**What needs to be done**
Return each line containing "that".

### Provided information

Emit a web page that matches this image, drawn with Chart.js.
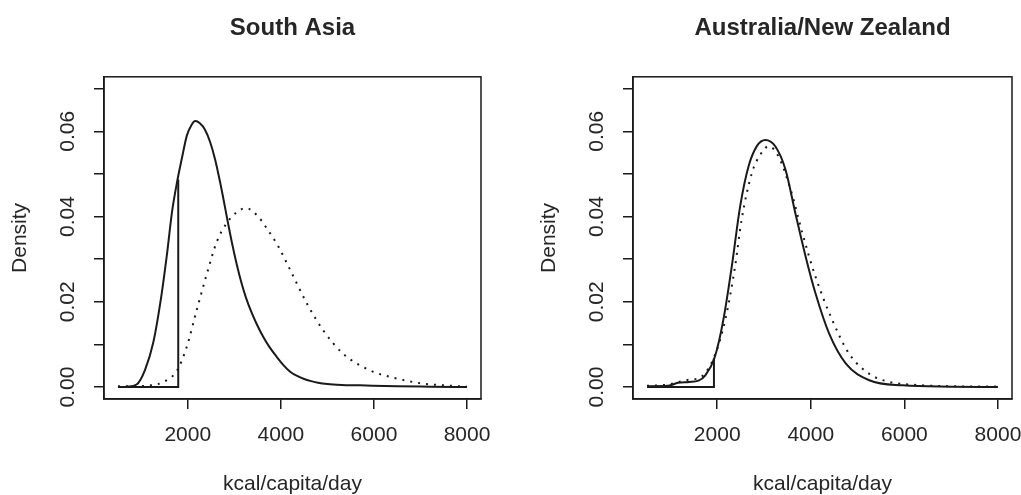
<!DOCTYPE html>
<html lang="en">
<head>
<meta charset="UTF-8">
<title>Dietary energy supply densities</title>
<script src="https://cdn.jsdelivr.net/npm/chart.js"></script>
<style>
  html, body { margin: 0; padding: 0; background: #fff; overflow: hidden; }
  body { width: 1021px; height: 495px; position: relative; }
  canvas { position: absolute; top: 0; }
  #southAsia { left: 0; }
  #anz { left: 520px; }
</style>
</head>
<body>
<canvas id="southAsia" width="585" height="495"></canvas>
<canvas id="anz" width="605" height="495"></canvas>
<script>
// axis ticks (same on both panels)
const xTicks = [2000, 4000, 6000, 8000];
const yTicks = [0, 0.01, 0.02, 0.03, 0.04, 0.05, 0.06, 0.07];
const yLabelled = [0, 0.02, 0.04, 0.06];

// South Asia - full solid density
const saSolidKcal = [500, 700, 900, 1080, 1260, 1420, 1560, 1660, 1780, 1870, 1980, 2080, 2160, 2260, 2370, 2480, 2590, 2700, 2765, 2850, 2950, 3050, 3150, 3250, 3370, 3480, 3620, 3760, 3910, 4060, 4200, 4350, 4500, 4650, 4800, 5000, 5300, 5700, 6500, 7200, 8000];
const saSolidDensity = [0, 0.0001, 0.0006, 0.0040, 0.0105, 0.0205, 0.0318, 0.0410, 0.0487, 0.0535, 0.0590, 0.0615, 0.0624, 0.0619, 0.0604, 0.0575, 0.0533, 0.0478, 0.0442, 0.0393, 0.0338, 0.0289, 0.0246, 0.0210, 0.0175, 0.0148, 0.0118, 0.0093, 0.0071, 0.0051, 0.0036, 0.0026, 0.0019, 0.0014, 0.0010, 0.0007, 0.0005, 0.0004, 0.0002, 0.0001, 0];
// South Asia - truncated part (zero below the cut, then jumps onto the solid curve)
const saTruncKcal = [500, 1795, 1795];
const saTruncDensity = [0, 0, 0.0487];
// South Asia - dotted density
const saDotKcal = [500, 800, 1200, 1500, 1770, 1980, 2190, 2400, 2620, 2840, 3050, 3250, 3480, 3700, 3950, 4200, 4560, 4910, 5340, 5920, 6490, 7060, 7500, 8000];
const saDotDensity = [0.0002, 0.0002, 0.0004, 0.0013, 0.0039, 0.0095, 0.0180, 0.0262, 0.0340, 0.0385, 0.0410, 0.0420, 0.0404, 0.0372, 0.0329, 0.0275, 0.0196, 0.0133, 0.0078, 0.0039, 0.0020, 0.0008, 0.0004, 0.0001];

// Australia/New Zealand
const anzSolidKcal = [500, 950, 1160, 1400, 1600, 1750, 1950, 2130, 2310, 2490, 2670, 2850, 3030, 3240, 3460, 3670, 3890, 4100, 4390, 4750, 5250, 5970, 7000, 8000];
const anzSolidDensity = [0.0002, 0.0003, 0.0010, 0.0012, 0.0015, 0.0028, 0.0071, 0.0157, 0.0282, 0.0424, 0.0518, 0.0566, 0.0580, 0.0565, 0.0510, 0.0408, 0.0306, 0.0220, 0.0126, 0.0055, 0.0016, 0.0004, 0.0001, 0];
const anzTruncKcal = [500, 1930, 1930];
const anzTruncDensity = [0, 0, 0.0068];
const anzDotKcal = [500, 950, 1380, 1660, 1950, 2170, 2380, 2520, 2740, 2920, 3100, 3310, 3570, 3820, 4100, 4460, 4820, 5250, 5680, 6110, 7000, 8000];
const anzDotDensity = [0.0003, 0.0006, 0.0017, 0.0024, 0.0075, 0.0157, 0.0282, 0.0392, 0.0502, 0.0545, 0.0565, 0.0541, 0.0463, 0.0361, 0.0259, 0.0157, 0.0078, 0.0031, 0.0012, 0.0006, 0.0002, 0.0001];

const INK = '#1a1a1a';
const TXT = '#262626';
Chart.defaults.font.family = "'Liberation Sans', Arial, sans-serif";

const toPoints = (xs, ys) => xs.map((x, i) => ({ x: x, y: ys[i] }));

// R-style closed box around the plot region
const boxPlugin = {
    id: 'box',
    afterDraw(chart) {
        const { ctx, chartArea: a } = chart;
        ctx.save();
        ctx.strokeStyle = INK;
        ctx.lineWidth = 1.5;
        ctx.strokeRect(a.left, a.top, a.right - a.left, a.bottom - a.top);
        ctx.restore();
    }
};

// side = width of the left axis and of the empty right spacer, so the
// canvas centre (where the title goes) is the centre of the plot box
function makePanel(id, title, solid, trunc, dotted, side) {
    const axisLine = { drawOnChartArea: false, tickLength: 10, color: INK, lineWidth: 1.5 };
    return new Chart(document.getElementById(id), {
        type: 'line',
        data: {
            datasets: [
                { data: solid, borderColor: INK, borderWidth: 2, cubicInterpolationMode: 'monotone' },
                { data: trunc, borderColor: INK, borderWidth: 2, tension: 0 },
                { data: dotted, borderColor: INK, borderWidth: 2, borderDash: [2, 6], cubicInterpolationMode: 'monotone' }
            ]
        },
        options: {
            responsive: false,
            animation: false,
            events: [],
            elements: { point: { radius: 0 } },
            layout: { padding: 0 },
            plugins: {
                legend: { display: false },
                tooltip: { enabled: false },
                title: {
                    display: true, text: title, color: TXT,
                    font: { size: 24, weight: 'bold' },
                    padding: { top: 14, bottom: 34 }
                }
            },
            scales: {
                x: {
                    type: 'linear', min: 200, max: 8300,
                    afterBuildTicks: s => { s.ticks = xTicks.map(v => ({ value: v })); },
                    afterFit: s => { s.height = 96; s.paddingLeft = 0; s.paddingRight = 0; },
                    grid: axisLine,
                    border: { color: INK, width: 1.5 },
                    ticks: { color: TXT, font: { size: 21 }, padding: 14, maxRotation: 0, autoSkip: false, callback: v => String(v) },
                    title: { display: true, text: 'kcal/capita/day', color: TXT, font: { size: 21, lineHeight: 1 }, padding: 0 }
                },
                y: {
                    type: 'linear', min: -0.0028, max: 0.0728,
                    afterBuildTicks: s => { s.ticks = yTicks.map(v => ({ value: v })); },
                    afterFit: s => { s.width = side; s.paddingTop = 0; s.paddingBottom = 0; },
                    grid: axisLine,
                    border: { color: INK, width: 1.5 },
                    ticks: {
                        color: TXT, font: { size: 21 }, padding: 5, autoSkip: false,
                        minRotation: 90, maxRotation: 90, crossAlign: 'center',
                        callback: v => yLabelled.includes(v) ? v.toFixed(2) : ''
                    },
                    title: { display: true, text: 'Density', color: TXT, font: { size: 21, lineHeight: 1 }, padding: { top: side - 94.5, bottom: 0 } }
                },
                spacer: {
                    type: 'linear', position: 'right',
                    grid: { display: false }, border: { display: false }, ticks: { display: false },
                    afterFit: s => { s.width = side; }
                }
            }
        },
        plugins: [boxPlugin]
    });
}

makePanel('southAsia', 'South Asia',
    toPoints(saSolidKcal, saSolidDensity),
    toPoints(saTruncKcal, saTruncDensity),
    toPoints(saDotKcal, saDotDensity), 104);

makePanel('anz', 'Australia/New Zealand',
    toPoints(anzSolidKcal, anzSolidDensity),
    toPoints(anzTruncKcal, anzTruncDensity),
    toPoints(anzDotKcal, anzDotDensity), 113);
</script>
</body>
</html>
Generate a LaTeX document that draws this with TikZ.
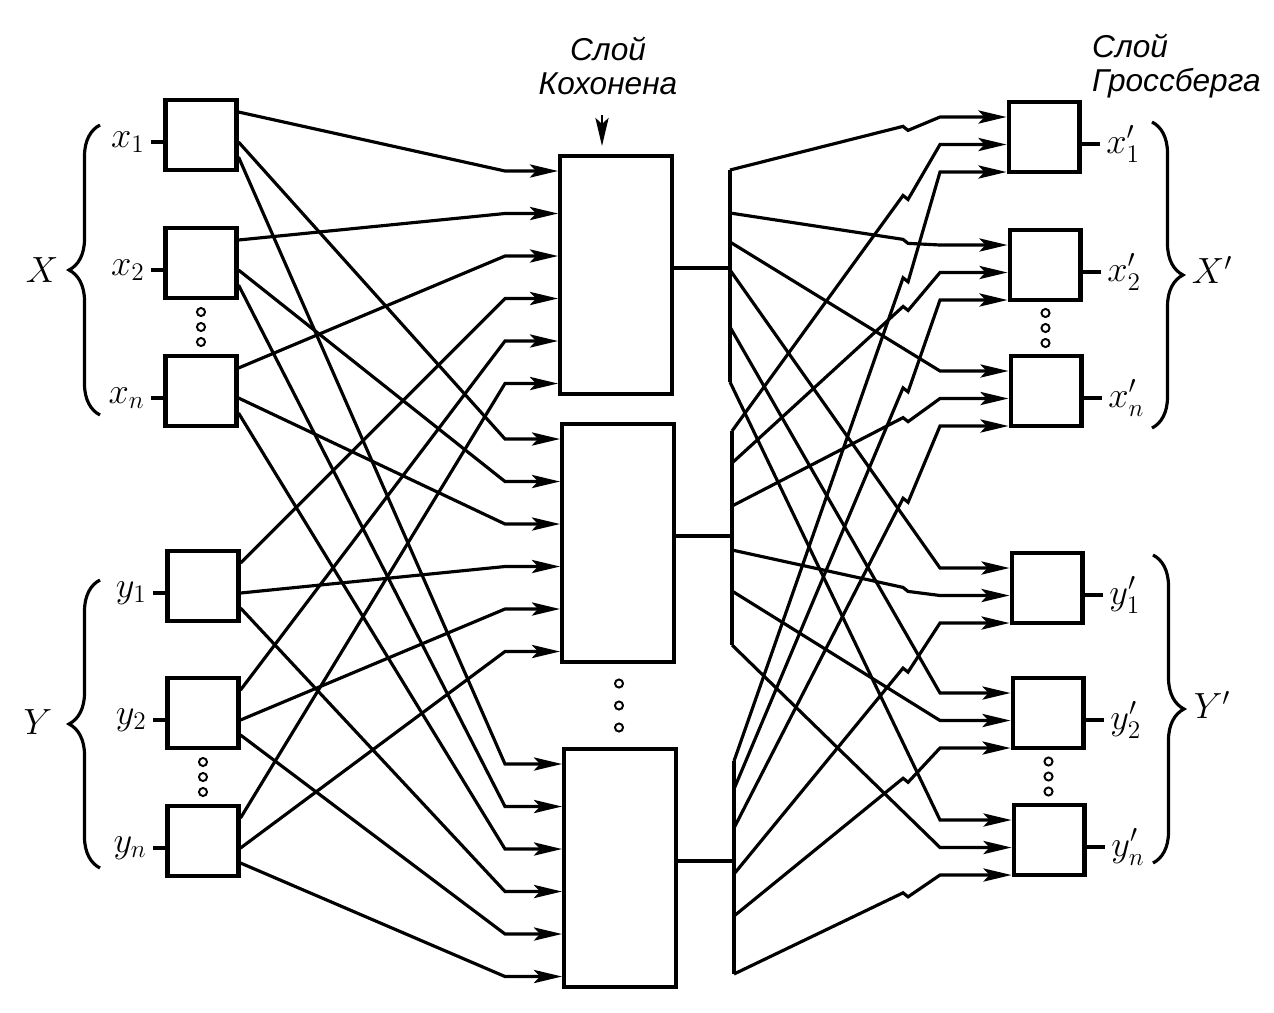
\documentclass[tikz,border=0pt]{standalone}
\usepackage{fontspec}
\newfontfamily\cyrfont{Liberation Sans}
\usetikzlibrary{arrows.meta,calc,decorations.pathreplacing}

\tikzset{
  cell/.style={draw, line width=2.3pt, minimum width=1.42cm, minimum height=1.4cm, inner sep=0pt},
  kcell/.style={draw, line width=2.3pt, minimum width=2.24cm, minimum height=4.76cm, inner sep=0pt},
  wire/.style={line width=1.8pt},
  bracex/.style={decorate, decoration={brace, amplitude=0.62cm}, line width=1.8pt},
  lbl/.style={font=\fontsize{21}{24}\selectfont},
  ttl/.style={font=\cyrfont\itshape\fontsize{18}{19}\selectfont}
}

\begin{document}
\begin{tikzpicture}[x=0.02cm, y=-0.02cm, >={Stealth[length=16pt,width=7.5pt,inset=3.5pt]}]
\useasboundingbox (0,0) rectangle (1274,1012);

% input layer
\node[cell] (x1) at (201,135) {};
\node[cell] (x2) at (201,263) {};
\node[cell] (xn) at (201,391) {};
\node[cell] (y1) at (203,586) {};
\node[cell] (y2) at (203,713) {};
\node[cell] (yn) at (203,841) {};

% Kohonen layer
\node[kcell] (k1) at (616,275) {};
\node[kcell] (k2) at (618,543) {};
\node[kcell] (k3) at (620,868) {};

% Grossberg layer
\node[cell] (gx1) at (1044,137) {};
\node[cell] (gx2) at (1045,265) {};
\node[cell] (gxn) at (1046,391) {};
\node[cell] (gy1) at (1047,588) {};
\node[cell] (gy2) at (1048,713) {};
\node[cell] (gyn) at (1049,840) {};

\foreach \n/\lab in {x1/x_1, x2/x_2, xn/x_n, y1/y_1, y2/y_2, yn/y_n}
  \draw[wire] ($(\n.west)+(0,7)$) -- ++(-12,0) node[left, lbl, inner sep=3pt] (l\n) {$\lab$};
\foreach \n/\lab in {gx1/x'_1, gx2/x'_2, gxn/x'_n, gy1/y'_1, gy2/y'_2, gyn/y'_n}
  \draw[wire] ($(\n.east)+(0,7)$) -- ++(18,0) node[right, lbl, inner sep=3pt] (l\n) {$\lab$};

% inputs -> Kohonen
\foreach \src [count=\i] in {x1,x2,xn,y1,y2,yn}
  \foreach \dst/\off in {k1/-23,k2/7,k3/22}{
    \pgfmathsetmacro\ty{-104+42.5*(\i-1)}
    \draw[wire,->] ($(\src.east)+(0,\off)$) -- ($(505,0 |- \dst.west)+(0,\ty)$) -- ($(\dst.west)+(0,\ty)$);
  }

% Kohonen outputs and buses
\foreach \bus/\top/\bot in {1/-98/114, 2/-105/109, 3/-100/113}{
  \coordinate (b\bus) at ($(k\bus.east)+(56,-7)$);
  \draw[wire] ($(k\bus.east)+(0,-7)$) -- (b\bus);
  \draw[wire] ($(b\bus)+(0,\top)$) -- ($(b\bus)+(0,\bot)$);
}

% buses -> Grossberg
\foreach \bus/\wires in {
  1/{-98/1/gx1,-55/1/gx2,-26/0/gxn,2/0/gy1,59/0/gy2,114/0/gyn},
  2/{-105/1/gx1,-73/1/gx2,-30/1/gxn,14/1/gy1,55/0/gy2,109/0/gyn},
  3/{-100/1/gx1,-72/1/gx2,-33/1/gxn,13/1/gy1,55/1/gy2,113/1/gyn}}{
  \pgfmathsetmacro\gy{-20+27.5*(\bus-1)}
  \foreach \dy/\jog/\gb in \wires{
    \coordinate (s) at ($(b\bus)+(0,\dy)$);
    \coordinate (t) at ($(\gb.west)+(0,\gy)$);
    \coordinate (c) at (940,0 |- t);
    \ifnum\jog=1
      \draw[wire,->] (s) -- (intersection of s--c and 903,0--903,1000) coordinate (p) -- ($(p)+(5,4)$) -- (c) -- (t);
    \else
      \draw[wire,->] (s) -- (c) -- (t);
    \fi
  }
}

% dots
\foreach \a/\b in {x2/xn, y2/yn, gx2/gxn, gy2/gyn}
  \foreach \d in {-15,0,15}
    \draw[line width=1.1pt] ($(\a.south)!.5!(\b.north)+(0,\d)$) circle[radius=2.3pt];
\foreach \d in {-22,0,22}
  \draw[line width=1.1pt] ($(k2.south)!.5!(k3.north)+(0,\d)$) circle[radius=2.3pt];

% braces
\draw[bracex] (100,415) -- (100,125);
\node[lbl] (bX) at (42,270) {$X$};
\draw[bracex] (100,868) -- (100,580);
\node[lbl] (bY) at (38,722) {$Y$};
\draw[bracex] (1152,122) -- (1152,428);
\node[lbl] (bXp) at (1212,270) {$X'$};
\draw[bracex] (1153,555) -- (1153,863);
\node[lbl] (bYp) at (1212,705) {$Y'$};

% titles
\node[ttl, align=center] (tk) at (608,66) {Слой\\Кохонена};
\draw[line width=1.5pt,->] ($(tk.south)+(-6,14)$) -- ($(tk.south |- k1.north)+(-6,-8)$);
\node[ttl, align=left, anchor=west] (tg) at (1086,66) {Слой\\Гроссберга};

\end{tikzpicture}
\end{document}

######

**Expected output**
Emit a web page that matches this image, drawn with Chart.js.
Generate a LaTeX document that draws this with TikZ.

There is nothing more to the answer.